> **What you need to do**:
Leave out the pictures and retype only the lines from the opening line to the line that holds "Chart.register(...registerables);", both ends included.
⟨
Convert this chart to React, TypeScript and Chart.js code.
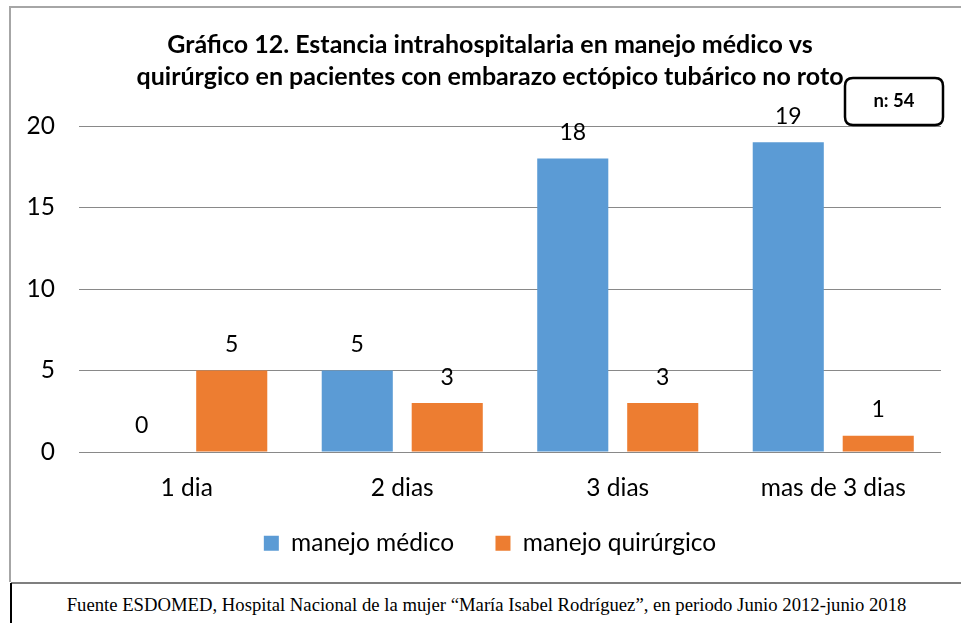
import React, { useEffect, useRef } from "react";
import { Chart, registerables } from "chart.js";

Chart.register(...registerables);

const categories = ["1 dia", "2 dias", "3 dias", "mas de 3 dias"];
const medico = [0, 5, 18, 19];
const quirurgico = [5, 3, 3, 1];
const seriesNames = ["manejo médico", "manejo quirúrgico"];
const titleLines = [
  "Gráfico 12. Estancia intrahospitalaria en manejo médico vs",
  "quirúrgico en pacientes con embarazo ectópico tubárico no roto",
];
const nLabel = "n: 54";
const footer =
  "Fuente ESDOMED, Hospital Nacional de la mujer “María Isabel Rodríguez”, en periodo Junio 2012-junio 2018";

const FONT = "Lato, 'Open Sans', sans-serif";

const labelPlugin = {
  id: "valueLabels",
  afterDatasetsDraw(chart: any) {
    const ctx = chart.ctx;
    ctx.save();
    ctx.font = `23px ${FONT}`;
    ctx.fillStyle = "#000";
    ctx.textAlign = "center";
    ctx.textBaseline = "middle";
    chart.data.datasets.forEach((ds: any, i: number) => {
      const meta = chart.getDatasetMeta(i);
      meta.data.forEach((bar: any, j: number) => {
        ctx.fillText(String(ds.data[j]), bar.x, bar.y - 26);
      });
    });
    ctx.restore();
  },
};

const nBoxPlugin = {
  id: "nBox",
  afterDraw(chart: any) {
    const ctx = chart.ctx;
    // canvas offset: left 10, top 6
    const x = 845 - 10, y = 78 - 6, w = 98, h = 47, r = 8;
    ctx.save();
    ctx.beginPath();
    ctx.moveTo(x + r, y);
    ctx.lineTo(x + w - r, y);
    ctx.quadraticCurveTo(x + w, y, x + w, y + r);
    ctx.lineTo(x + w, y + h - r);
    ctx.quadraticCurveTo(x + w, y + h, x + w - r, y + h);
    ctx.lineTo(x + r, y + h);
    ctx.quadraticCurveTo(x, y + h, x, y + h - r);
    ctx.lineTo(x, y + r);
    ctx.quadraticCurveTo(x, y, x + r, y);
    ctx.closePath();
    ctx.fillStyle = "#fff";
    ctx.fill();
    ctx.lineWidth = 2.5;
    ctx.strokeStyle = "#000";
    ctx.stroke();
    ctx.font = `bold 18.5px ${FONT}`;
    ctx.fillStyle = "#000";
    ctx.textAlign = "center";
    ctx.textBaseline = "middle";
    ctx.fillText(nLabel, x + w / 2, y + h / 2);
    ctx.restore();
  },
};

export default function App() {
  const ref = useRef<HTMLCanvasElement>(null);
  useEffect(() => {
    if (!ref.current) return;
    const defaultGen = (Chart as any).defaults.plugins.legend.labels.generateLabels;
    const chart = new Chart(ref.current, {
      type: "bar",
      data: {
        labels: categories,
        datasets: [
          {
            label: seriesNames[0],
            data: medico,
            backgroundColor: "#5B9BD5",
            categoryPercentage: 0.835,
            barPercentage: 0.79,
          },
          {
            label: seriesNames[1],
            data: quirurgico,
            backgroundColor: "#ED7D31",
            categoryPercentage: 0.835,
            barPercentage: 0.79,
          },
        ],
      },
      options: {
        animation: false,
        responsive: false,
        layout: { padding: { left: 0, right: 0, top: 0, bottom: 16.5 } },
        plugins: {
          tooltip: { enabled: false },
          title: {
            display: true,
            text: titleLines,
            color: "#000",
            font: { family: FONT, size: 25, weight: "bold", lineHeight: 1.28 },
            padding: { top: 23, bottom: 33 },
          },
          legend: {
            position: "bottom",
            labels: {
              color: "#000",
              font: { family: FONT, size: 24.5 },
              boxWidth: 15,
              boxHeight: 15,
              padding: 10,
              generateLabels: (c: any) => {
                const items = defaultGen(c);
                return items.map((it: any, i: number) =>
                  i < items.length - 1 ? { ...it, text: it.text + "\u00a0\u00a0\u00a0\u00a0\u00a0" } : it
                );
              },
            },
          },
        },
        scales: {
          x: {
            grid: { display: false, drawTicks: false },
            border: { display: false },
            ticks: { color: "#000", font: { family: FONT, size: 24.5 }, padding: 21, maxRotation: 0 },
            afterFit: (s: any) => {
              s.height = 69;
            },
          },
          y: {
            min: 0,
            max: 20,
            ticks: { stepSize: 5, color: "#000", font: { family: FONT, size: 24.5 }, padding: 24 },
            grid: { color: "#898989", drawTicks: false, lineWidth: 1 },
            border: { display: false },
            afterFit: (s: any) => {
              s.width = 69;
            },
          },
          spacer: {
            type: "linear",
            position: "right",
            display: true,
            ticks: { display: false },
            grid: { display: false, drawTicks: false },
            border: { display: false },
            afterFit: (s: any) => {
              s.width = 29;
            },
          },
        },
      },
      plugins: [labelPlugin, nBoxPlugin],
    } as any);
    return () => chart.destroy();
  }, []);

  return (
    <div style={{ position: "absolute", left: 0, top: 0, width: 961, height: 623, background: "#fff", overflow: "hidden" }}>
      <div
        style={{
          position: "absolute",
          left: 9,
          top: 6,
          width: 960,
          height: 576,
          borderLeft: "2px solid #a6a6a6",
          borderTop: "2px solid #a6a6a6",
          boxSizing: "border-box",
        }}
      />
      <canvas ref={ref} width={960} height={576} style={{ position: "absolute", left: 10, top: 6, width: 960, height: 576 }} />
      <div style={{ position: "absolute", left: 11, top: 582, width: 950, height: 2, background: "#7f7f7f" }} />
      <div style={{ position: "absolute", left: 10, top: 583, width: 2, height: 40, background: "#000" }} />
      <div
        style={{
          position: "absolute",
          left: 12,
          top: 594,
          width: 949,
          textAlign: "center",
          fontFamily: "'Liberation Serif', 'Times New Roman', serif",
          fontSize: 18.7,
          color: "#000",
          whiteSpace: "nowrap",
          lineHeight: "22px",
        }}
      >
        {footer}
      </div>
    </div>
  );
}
⟩
> **Complete output**:
Convert this chart to React, TypeScript and Chart.js code.
import React, { useEffect, useRef } from "react";
import { Chart, registerables } from "chart.js";

Chart.register(...registerables);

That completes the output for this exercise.